We will use two way to assess the accuracy of the models - by (1) means of accuracy metrics, (2) visualization

5.4.5.1 Means of accuracy metrics

modeltime_accuracy() of modeltime package is used compute the accuracy metrics. Then, table_modeltime_accuracy() is used to present the accuracy metrics in tabular form.

Code
calibration_tbl %>%
  modeltime_accuracy() %>%
  table_modeltime_accuracy(.interactive = FALSE)
Accuracy Table
.model_id .model_desc .type mae mape mase smape rmse rsq
1 ETS(M,A,N) Test 16181.62 31.88 1.49 40.03 19413.03 0.73
2 ARIMA(0,1,0) WITH DRIFT Test 13059.38 24.56 1.20 30.18 16738.06 0.73
3 ARIMA(0,1,0) WITH DRIFT Test 13059.38 24.56 1.20 30.18 16738.06 0.73
4 PROPHET Test 16031.61 31.46 1.48 39.53 19329.48 0.61
5.4.5.2 Visualization

We can also use the interactive plotly visualization to assess the accuracy of the models.

Code
calibration_tbl %>%
    modeltime_forecast(new_data = testing(splits), actual_data = selected_series) %>%
    plot_modeltime_forecast()

5.4.6 Refit to full dataset & forecast forward

Next, we refit the models to the full dataset using modeltime_refit() and forecast them forward.We can use modeltime_refit() to refit the forecasting models with the full data.

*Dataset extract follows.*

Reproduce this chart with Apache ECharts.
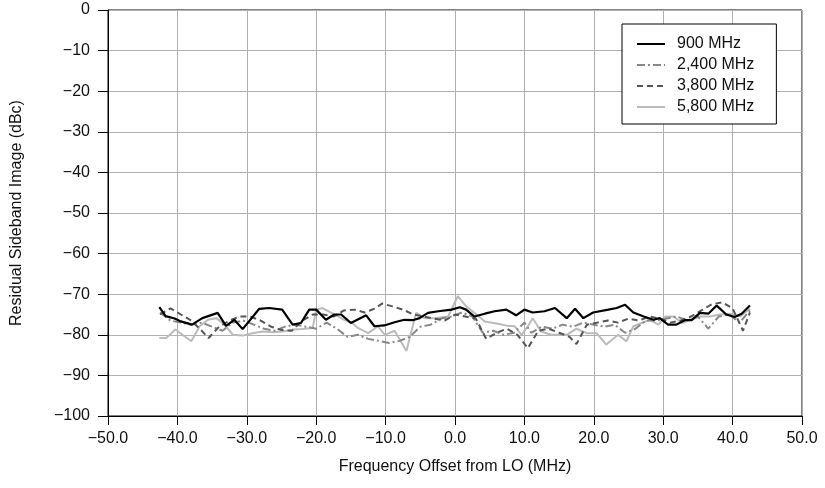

Then, modeltime_forecast() is used to forecast to a selected future time period, in this example 10 years.

Code
refit_tbl <- calibration_tbl %>%
    modeltime_refit(data = selected_series)  # Now trained on full dataset

forecast_tbl <- refit_tbl %>%
    modeltime_forecast(
        h = 10,  # Forecast for 10 years
        actual_data = selected_series,
        keep_data = TRUE  # Keep historical data for better visualization
    )
forecast_tbl %>%
    plot_modeltime_forecast(
        .legend_max_width = 25, 
        .interactive = TRUE,
        .plotly_slider = TRUE
    )

5.4.7 Examine the model accuracy metrics after refitting the full data set

Code
refit_tbl %>%
    modeltime_accuracy() %>%
    table_modeltime_accuracy(.interactive = FALSE)
Accuracy Table
.model_id .model_desc .type mae mape mase smape rmse rsq
1 ETS(M,A,N) Test 16181.62 31.88 1.49 40.03 19413.03 0.73
2 UPDATE: ARIMA(0,1,0)(0,0,1)[5] WITH DRIFT Test 13059.38 24.56 1.20 30.18 16738.06 0.73
3 UPDATE: ARIMA(0,1,0)(0,0,1)[5] WITH DRIFT Test 13059.38 24.56 1.20 30.18 16738.06 0.73
4 PROPHET Test 16031.61 31.46 1.48 39.53 19329.48 0.61

5.4.8 Takeaway from model accuracy metrics

  • ARIMA(0,1,0)(0,0,1)[5] WITH DRIFT is the best-performing model in this comparison, as it has the lowest error metrics and the highest R².
  • ETS(M,A,N) performed the worst, with the highest error values.
  • PROPHET had moderate performance but lower R², making it less reliable than ARIMA.